Exercise: Your task is to copy the listing exactly, with the pictures left out.

*** Collected material ***

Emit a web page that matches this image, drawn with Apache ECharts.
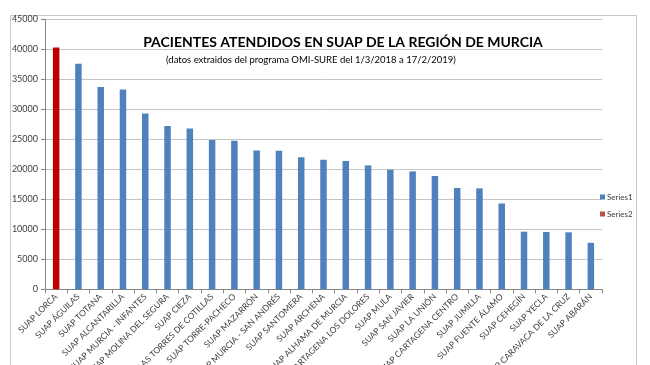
<!DOCTYPE html>
<html>
<head>
<meta charset="utf-8">
<script src="https://cdn.jsdelivr.net/npm/echarts@6/dist/echarts.min.js"></script>
<style>html,body{margin:0;padding:0;background:#fff}#c{width:650px;height:365px}</style>
</head>
<body>
<div id="c"></div>
<script>
const categories = ["SUAP LORCA","SUAP ÁGUILAS","SUAP TOTANA","SUAP ALCANTARILLA","SUAP MURCIA - INFANTES","SUAP MOLINA DEL SEGURA","SUAP CIEZA","SUAP LAS TORRES DE COTILLAS","SUAP TORRE-PACHECO","SUAP MAZARRÓN","SUAP MURCIA - SAN ANDRÉS","SUAP SANTOMERA","SUAP ARCHENA","SUAP ALHAMA DE MURCIA","SUAP CARTAGENA LOS DOLORES","SUAP MULA","SUAP SAN JAVIER","SUAP LA UNIÓN","SUAP CARTAGENA CENTRO","SUAP JUMILLA","SUAP FUENTE ÁLAMO","SUAP CEHEGÍN","SUAP YECLA","SUAP CARAVACA DE LA CRUZ","SUAP ABARÁN"];
const series1 = [null,37600,33700,33300,29300,27200,26800,24900,24750,23150,23100,22000,21600,21400,20650,19930,19650,18880,16880,16830,14300,9600,9550,9500,7750];
const series2 = [40300,null,null,null,null,null,null,null,null,null,null,null,null,null,null,null,null,null,null,null,null,null,null,null,null];
const seriesNames = ["Series1","Series2"];
const yTicks = {min:0, max:45000, interval:5000};
const titleText = "PACIENTES ATENDIDOS EN SUAP DE LA REGIÓN DE MURCIA";
const subtitleText = "(datos extraidos del programa OMI-SURE del 1/3/2018 a 17/2/2019)";

const chart = echarts.init(document.getElementById('c'), null, {renderer:'canvas'});
const font = 'Lato, "Open Sans", sans-serif';
chart.setOption({
  animation:false,
  backgroundColor:'#fff',
  textStyle:{fontFamily:font},
  title:[
    {text:titleText, left:338, top:30, textAlign:'center',
     textStyle:{fontFamily:font, fontSize:14, fontWeight:'bold', color:'#000'}},
    {text:subtitleText, left:306, top:50, textAlign:'center',
     textStyle:{fontFamily:font, fontSize:9.5, fontWeight:'normal', color:'#000'}}
  ],
  legend:{
    orient:'vertical', left:595, top:188, itemWidth:5, itemHeight:5, itemGap:9,
    textStyle:{fontSize:8, color:'#404040', padding:[0,0,0,-3]},
    data:[{name:seriesNames[0], icon:'rect', itemStyle:{color:'#4f81bd'}},
          {name:seriesNames[1], icon:'rect', itemStyle:{color:'#c0504d'}}]
  },
  graphic:[{type:'rect', shape:{x:10.5,y:15.5,width:626,height:400},
            style:{fill:null, stroke:'#c8c8c8', lineWidth:1}, silent:true, z:-1}],
  grid:{left:45, right:48, top:19.3, bottom:75.7, containLabel:false, outerBoundsMode:'none'},
  xAxis:{
    type:'category', data:categories, boundaryGap:true,
    axisLine:{lineStyle:{color:'#868686'}},
    axisTick:{show:true, length:4, lineStyle:{color:'#868686'}},
    axisLabel:{interval:0, rotate:45, fontSize:8.5, color:'#404040', margin:6}
  },
  yAxis:{
    type:'value', min:yTicks.min, max:yTicks.max, interval:yTicks.interval,
    axisLine:{show:true, lineStyle:{color:'#868686'}},
    axisTick:{show:true, length:4, lineStyle:{color:'#868686'}},
    axisLabel:{fontSize:9, color:'#404040', margin:7, formatter:function(v){return String(v);}},
    splitLine:{lineStyle:{color:'#c4c4c4'}}
  },
  series:[
    {name:seriesNames[0], type:'bar', stack:'s', data:series1, barWidth:6.5, itemStyle:{color:'#4f81bd'}},
    {name:seriesNames[1], type:'bar', stack:'s', data:series2, barWidth:6.5, itemStyle:{color:'#c00000'}}
  ]
});
</script>
</body>
</html>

***

Solution below:
Emit a web page that matches this image, drawn with Apache ECharts.
<!DOCTYPE html>
<html>
<head>
<meta charset="utf-8">
<script src="https://cdn.jsdelivr.net/npm/echarts@6/dist/echarts.min.js"></script>
<style>html,body{margin:0;padding:0;background:#fff}#c{width:650px;height:365px}</style>
</head>
<body>
<div id="c"></div>
<script>
const categories = ["SUAP LORCA","SUAP ÁGUILAS","SUAP TOTANA","SUAP ALCANTARILLA","SUAP MURCIA - INFANTES","SUAP MOLINA DEL SEGURA","SUAP CIEZA","SUAP LAS TORRES DE COTILLAS","SUAP TORRE-PACHECO","SUAP MAZARRÓN","SUAP MURCIA - SAN ANDRÉS","SUAP SANTOMERA","SUAP ARCHENA","SUAP ALHAMA DE MURCIA","SUAP CARTAGENA LOS DOLORES","SUAP MULA","SUAP SAN JAVIER","SUAP LA UNIÓN","SUAP CARTAGENA CENTRO","SUAP JUMILLA","SUAP FUENTE ÁLAMO","SUAP CEHEGÍN","SUAP YECLA","SUAP CARAVACA DE LA CRUZ","SUAP ABARÁN"];
const series1 = [null,37600,33700,33300,29300,27200,26800,24900,24750,23150,23100,22000,21600,21400,20650,19930,19650,18880,16880,16830,14300,9600,9550,9500,7750];
const series2 = [40300,null,null,null,null,null,null,null,null,null,null,null,null,null,null,null,null,null,null,null,null,null,null,null,null];
const seriesNames = ["Series1","Series2"];
const yTicks = {min:0, max:45000, interval:5000};
const titleText = "PACIENTES ATENDIDOS EN SUAP DE LA REGIÓN DE MURCIA";
const subtitleText = "(datos extraidos del programa OMI-SURE del 1/3/2018 a 17/2/2019)";

const chart = echarts.init(document.getElementById('c'), null, {renderer:'canvas'});
const font = 'Lato, "Open Sans", sans-serif';
chart.setOption({
  animation:false,
  backgroundColor:'#fff',
  textStyle:{fontFamily:font},
  title:[
    {text:titleText, left:338, top:30, textAlign:'center',
     textStyle:{fontFamily:font, fontSize:14, fontWeight:'bold', color:'#000'}},
    {text:subtitleText, left:306, top:50, textAlign:'center',
     textStyle:{fontFamily:font, fontSize:9.5, fontWeight:'normal', color:'#000'}}
  ],
  legend:{
    orient:'vertical', left:595, top:188, itemWidth:5, itemHeight:5, itemGap:9,
    textStyle:{fontSize:8, color:'#404040', padding:[0,0,0,-3]},
    data:[{name:seriesNames[0], icon:'rect', itemStyle:{color:'#4f81bd'}},
          {name:seriesNames[1], icon:'rect', itemStyle:{color:'#c0504d'}}]
  },
  graphic:[{type:'rect', shape:{x:10.5,y:15.5,width:626,height:400},
            style:{fill:null, stroke:'#c8c8c8', lineWidth:1}, silent:true, z:-1}],
  grid:{left:45, right:48, top:19.3, bottom:75.7, containLabel:false, outerBoundsMode:'none'},
  xAxis:{
    type:'category', data:categories, boundaryGap:true,
    axisLine:{lineStyle:{color:'#868686'}},
    axisTick:{show:true, length:4, lineStyle:{color:'#868686'}},
    axisLabel:{interval:0, rotate:45, fontSize:8.5, color:'#404040', margin:6}
  },
  yAxis:{
    type:'value', min:yTicks.min, max:yTicks.max, interval:yTicks.interval,
    axisLine:{show:true, lineStyle:{color:'#868686'}},
    axisTick:{show:true, length:4, lineStyle:{color:'#868686'}},
    axisLabel:{fontSize:9, color:'#404040', margin:7, formatter:function(v){return String(v);}},
    splitLine:{lineStyle:{color:'#c4c4c4'}}
  },
  series:[
    {name:seriesNames[0], type:'bar', stack:'s', data:series1, barWidth:6.5, itemStyle:{color:'#4f81bd'}},
    {name:seriesNames[1], type:'bar', stack:'s', data:series2, barWidth:6.5, itemStyle:{color:'#c00000'}}
  ]
});
</script>
</body>
</html>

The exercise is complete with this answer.